▼▼▼

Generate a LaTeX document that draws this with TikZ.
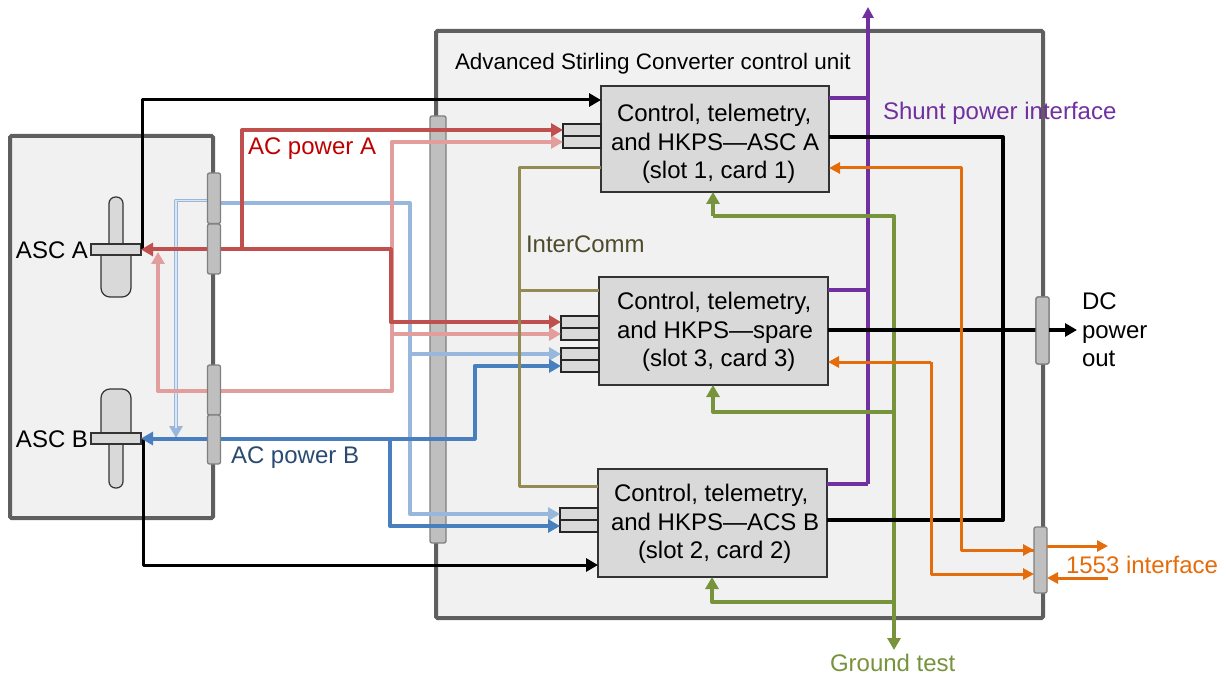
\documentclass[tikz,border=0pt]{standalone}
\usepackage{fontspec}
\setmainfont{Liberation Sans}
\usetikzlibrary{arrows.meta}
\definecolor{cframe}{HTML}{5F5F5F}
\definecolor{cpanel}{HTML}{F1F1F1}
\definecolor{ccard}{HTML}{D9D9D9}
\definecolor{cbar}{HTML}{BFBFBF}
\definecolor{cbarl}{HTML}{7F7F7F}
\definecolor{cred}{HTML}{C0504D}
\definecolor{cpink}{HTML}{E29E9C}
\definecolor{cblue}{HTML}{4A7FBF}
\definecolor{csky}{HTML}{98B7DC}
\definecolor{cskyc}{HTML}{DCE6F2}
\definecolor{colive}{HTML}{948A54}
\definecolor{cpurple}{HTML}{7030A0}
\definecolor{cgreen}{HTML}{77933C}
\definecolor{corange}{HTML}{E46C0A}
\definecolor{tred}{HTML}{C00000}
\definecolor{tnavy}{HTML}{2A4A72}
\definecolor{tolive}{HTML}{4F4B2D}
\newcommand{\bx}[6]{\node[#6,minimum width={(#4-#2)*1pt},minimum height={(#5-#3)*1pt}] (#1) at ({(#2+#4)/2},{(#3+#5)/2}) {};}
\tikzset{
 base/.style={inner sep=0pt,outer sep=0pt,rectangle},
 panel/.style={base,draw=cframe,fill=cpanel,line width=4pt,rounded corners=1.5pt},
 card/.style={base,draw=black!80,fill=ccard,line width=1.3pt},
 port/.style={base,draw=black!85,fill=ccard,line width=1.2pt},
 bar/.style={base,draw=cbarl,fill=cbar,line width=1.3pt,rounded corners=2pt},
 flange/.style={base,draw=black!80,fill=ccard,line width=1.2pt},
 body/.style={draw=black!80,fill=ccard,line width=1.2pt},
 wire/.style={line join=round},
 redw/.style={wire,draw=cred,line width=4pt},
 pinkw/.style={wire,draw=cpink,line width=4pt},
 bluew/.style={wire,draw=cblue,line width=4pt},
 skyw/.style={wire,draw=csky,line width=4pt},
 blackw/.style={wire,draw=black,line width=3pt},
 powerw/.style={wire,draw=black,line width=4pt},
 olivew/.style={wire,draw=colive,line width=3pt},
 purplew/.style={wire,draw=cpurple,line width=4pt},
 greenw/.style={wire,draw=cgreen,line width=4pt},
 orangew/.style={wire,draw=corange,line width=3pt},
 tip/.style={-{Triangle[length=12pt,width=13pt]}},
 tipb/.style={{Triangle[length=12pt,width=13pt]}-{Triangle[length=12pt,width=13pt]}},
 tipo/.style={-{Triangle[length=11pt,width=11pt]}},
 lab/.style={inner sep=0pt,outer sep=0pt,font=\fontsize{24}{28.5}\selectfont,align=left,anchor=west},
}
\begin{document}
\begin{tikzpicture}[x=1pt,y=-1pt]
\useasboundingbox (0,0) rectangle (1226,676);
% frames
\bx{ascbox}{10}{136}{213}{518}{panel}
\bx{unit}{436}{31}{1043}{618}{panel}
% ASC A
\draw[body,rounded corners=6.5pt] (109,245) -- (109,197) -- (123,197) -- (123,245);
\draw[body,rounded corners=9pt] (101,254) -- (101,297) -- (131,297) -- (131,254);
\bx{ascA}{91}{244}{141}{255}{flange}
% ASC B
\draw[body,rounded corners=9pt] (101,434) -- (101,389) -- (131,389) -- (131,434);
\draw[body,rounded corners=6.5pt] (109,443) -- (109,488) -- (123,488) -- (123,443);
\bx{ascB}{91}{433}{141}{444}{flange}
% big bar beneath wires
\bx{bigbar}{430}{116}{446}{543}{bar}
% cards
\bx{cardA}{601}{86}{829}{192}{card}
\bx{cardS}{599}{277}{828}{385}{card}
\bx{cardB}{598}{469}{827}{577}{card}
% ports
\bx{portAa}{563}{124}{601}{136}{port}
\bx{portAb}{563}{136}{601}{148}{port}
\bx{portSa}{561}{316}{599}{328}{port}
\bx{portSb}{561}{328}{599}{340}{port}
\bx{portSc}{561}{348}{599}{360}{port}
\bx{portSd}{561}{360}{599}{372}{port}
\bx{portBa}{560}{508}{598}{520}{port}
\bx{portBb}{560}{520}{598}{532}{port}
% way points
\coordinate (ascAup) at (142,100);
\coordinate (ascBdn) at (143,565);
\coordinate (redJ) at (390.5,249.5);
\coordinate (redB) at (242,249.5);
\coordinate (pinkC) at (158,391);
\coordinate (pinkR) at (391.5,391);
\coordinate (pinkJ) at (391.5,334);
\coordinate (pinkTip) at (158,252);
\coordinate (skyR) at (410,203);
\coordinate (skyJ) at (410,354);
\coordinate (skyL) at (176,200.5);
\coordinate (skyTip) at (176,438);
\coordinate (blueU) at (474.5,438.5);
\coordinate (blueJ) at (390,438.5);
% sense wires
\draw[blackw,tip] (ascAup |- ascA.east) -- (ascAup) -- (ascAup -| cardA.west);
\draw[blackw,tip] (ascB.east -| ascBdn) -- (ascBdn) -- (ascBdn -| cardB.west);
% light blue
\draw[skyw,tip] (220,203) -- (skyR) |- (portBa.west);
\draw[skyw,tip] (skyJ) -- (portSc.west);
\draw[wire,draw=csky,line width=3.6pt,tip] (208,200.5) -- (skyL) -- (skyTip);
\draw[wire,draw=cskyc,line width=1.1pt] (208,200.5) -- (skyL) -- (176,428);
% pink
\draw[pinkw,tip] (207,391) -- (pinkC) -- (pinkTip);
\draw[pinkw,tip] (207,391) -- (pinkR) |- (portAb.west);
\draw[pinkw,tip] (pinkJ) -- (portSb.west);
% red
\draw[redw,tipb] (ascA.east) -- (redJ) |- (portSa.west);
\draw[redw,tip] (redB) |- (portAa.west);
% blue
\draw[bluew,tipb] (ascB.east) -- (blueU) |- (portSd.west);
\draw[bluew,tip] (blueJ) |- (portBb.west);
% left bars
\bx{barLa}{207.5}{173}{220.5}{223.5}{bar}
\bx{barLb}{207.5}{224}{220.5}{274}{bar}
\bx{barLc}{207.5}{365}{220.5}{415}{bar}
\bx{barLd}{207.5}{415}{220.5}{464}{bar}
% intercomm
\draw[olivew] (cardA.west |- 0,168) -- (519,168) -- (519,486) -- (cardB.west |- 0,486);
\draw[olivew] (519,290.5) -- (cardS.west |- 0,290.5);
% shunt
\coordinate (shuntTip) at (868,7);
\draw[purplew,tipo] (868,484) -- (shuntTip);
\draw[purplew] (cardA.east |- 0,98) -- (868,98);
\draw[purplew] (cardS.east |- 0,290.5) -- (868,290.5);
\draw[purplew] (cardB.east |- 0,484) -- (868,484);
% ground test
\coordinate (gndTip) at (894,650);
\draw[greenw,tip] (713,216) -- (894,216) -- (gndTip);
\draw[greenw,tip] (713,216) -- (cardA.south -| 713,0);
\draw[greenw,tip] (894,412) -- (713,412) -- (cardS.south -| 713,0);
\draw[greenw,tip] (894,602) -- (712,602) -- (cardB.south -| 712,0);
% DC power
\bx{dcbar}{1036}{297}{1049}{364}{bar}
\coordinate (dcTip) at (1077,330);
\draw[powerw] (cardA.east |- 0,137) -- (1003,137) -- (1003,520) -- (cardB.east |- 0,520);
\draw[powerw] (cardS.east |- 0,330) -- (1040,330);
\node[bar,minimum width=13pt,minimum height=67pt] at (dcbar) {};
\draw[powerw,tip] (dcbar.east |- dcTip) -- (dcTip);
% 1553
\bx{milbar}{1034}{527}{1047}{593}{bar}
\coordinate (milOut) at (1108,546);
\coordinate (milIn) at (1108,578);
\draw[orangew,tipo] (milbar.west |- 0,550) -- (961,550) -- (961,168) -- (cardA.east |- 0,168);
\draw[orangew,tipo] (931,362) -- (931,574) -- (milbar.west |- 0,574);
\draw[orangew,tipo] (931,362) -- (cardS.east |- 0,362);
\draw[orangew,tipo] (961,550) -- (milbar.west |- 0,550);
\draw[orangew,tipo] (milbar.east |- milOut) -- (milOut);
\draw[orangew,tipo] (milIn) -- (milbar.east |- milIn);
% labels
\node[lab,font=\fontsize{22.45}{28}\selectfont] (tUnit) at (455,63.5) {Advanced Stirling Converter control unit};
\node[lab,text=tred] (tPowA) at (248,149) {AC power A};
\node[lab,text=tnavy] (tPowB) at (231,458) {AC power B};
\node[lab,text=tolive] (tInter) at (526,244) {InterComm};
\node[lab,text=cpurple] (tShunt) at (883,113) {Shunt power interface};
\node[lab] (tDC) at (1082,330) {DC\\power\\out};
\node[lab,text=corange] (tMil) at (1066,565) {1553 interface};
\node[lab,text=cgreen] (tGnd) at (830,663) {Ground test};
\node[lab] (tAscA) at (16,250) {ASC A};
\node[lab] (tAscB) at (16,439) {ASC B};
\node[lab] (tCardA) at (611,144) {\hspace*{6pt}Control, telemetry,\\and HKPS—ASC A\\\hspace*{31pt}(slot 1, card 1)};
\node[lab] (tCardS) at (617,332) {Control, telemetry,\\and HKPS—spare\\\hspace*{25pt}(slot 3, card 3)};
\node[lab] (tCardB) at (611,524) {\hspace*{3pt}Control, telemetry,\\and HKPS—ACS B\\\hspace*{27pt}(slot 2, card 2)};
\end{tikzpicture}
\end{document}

▲▲▲
▼▼▼

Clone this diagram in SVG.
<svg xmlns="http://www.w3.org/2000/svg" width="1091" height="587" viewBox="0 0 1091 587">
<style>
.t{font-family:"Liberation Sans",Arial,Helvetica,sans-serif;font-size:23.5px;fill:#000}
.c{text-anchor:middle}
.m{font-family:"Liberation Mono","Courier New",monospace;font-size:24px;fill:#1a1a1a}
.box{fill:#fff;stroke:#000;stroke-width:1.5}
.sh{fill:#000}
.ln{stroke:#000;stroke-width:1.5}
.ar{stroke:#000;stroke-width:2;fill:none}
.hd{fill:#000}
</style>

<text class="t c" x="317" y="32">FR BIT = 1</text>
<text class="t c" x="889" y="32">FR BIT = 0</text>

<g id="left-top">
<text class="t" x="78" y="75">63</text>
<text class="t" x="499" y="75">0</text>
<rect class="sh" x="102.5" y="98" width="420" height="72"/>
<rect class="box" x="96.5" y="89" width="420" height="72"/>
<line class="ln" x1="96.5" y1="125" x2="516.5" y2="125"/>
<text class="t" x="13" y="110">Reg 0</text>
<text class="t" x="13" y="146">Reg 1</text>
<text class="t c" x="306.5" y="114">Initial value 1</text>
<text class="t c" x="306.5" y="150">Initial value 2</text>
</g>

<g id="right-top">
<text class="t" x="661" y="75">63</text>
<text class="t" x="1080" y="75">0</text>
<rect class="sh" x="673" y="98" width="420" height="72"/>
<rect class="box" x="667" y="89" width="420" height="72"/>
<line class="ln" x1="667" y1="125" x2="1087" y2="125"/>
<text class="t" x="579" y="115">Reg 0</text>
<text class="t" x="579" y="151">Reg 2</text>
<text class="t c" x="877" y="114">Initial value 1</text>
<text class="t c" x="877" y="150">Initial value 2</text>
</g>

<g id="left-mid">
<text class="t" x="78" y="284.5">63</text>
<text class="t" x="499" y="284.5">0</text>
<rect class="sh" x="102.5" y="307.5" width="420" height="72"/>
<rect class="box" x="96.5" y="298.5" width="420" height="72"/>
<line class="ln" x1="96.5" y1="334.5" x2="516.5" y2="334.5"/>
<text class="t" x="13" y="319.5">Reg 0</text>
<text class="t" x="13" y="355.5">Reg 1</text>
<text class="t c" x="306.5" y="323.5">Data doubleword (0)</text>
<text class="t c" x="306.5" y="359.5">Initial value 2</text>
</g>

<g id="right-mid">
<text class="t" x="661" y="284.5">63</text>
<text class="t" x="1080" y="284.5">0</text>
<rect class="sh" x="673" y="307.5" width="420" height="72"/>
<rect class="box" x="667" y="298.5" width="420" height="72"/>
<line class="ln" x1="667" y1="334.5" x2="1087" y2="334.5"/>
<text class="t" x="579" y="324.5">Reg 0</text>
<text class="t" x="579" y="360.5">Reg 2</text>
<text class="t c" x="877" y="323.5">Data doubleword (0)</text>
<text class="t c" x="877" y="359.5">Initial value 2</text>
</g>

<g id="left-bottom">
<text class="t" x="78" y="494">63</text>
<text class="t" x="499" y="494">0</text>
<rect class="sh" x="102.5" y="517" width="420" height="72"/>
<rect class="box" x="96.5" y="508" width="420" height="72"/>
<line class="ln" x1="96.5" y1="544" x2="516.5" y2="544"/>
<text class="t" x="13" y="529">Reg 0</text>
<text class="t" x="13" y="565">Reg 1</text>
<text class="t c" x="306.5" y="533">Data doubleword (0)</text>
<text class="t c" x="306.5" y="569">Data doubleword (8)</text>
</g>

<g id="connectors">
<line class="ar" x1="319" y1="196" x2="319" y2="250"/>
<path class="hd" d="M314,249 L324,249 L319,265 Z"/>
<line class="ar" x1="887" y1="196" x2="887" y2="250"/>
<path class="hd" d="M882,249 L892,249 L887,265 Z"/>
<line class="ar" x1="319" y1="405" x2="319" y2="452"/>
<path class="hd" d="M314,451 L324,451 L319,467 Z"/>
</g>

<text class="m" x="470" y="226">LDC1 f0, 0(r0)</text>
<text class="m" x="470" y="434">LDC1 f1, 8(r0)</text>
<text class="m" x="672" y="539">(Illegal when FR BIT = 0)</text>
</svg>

▲▲▲
▼▼▼

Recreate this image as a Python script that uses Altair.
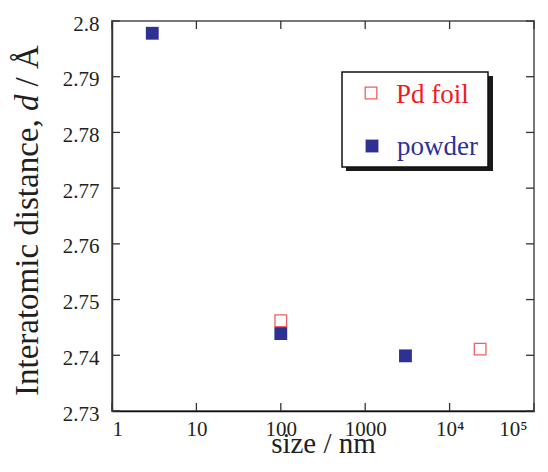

▲▲▲

§ **Direction**:
Copy out every line in the entries above that holds "this".

§ **Answer below**:
Generate a LaTeX document that draws this with TikZ.
Clone this diagram in SVG.
Recreate this image as a Python script that uses Altair.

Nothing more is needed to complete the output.